There was no indication that Roderick Traylor’s death had anything to do with nerve agents, Calhoun County Coroner Pat Brown said. Traylor, 45, experienced breathing difficulties in a car Wednesday outside the Anniston Army Depot, where a chemical weapons incinerator is located.

The car’s driver pulled over at a depot entrance and officers called an ambulance, but Traylor was pronounced dead.

“It has all the appearances that it’s going to be a natural death, but it’s still under investigation,” the coroner said.

Traylor was a subcontractor for Westinghouse Anniston, which operates the incinerator. He worked for Columbus, Ohio-based Battelle, a nonprofit independent research and development organization.

The company didn’t immediately respond to a telephone message seeking comment.

Brown said the men were off the post checking a security perimeter, but he was unsure exactly what they were doing when Traylor was stricken.
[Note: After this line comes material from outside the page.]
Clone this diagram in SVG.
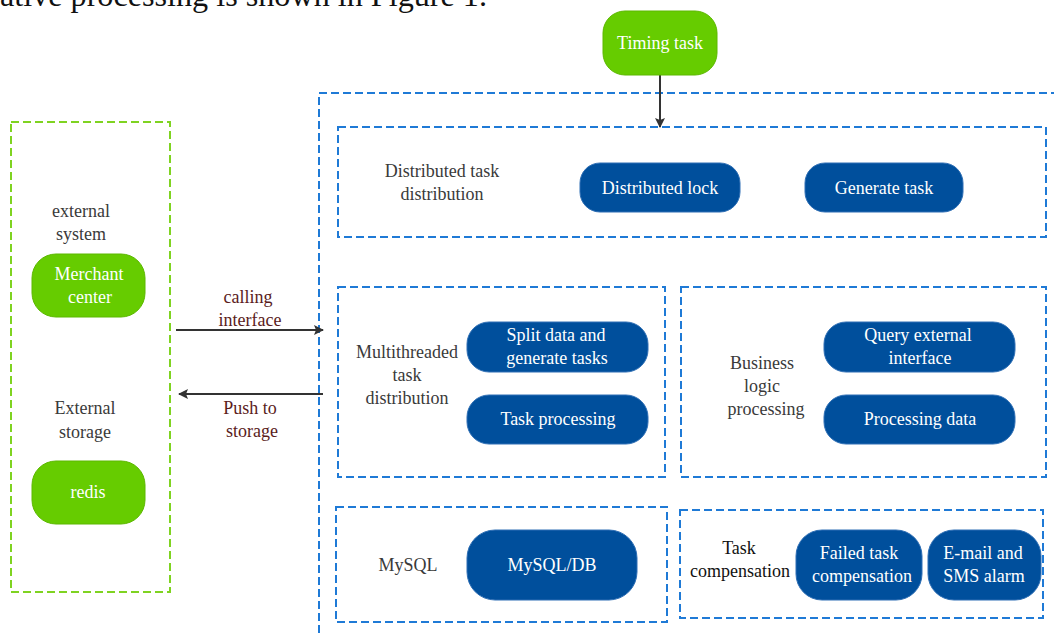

Brown said he was frustrated the Army and Westinghouse Anniston refused to release details of the death. He said the secrecy only lessened trust among the nearly 40,000 residents who live near the incinerator, located in east Alabama about 50 miles east of Birmingham.

“That’s why I’m doing an autopsy. The way they do things makes it look like a big cover-up, and it’s really not that big,” he said.

Army spokesman Mike Abrams declined to comment other than to say the death wasn’t caused by an industrial accident or linked to chemical weapons. Westinghouse Anniston spokesman Terry Sholin said it would not release information “out of respect to the family.”

The Army hasn’t reported any deaths at the incinerator since it began operations nearly five years ago. The Army reports only one previous death in 18 years at seven chemical weapons destruction sites. A man died in an accident at the now-closed Johnston Atoll incinerator in the South Pacific, but the death was not linked to chemical agents.